-- start --

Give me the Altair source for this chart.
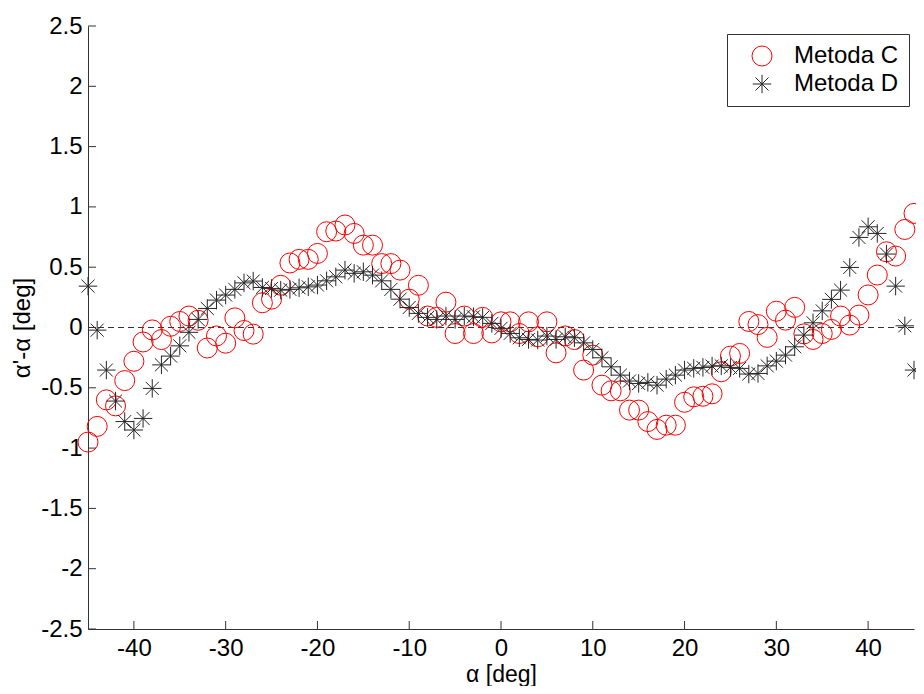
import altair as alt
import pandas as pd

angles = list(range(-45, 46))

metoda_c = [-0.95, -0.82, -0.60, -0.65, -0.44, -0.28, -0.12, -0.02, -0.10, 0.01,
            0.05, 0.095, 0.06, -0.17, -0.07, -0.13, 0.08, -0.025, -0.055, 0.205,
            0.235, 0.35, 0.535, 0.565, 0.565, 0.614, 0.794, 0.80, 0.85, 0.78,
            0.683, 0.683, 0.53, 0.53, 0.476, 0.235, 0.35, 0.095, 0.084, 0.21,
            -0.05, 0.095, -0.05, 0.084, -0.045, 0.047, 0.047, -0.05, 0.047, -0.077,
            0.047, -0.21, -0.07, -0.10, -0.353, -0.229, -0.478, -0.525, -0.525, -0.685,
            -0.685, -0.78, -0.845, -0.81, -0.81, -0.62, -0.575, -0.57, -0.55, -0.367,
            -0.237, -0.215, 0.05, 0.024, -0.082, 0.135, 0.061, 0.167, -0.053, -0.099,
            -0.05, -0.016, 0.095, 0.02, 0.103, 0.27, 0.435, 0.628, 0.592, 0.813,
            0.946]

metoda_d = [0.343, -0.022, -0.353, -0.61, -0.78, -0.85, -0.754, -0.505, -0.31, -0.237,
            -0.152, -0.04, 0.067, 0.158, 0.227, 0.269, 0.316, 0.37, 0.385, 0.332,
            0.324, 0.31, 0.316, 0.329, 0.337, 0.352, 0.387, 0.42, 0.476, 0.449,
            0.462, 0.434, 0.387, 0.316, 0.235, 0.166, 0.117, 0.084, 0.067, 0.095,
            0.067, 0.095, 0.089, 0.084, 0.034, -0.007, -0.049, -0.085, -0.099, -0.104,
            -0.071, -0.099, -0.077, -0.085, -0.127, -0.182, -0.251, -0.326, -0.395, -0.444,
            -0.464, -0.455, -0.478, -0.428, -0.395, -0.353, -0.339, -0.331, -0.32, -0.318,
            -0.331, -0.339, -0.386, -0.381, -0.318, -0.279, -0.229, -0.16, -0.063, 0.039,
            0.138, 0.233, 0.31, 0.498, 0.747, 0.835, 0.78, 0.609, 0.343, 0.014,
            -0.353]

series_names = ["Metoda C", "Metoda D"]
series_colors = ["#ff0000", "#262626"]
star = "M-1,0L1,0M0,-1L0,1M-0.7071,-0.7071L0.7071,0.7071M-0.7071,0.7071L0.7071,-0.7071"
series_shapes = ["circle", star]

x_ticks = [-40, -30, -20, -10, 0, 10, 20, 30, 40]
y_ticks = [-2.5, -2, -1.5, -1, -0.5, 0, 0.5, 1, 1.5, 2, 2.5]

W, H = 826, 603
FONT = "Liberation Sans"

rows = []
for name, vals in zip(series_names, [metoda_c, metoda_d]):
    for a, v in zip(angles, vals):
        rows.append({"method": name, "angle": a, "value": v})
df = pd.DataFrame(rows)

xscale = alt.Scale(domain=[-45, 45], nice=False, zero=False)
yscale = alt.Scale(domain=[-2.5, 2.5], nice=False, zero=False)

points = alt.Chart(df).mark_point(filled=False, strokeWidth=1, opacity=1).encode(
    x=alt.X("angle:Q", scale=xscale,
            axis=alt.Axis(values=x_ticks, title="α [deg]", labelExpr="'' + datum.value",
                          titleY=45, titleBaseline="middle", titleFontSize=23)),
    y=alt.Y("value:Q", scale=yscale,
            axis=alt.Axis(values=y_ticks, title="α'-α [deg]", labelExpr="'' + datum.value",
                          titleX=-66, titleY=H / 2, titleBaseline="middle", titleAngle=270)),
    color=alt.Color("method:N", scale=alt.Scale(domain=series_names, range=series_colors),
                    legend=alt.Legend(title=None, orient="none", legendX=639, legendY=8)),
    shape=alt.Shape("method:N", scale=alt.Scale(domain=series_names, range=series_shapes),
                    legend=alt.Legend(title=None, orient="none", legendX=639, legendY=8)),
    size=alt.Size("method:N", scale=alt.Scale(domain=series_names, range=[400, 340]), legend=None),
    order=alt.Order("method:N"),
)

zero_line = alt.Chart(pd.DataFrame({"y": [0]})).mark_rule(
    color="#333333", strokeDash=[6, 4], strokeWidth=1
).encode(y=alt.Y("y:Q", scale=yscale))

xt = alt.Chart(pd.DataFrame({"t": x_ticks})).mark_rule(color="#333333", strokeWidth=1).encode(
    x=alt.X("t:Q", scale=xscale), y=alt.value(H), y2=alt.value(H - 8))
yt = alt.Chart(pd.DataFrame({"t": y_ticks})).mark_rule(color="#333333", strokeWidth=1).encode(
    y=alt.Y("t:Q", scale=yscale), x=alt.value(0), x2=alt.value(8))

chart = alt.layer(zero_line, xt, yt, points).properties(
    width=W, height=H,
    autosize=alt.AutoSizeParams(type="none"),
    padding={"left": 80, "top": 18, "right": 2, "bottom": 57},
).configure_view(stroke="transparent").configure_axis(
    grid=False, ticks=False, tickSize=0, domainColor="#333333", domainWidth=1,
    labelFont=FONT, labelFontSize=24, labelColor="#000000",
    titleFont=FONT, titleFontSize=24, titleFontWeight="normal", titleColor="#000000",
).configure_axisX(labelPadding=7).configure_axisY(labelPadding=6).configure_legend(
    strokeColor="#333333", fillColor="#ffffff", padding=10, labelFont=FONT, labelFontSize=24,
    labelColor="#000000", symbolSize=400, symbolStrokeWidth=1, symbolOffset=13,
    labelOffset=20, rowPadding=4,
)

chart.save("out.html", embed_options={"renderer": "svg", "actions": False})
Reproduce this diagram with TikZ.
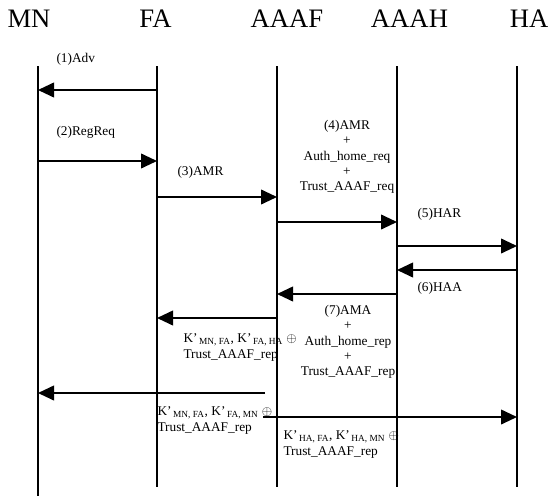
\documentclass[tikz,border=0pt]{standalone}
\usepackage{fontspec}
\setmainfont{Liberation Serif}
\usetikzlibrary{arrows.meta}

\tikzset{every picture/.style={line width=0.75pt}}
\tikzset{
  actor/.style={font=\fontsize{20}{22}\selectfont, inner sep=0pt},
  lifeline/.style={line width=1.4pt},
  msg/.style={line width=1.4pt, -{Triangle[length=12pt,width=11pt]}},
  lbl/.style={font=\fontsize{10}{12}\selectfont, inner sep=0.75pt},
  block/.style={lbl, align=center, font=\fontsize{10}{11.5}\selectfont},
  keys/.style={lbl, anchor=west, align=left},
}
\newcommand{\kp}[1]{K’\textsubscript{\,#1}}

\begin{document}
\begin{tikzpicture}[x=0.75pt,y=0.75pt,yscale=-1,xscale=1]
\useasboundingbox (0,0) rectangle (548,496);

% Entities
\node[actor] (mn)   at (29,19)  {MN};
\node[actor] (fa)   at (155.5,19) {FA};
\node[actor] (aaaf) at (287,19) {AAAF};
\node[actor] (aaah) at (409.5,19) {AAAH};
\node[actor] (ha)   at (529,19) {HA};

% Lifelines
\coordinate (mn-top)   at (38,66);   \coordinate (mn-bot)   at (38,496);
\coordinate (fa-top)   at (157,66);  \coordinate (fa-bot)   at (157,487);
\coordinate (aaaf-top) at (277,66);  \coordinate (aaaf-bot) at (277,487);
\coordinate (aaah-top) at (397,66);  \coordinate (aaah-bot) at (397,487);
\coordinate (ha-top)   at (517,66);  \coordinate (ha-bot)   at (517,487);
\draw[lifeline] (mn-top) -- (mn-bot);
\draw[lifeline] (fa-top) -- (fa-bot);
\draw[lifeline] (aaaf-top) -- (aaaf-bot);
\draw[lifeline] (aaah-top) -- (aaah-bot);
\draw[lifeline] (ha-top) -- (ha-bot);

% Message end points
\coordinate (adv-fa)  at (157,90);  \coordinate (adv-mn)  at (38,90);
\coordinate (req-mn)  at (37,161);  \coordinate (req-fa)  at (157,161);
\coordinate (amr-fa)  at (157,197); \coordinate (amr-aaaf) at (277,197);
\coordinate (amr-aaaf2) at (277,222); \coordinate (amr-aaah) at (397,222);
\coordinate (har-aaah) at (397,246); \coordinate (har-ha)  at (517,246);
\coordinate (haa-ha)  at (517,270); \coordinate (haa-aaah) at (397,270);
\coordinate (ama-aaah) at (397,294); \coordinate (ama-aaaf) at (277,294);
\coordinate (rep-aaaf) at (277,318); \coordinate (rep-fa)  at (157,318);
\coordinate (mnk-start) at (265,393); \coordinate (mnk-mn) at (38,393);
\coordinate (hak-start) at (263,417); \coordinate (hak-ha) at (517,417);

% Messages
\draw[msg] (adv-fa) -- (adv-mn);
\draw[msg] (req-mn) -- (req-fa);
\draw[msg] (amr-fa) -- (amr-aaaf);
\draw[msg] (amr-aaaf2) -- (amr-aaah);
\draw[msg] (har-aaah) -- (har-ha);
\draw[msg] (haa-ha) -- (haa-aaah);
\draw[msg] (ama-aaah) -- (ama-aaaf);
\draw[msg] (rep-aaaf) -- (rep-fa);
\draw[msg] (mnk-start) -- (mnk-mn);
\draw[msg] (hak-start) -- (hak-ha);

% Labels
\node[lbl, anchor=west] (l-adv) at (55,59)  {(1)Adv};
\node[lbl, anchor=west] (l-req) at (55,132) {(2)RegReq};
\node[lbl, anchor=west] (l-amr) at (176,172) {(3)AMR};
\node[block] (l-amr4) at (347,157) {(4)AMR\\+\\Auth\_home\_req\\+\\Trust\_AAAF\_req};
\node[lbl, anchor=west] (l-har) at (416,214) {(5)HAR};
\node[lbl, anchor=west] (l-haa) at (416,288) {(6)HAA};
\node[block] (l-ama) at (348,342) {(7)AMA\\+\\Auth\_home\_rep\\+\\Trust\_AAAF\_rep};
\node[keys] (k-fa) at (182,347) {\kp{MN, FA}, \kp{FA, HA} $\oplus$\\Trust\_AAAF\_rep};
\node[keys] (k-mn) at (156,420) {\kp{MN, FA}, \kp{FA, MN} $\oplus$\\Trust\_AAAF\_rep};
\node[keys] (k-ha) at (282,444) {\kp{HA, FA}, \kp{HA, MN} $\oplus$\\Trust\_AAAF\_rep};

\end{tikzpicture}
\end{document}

-- end --

EXERCISE TASK:
Leave out any pictures, please, and quote only the lines from the top of the data through the line that contains "angles = list(range(-45, 46))".

FINAL RESULT:
Give me the Altair source for this chart.
import altair as alt
import pandas as pd

angles = list(range(-45, 46))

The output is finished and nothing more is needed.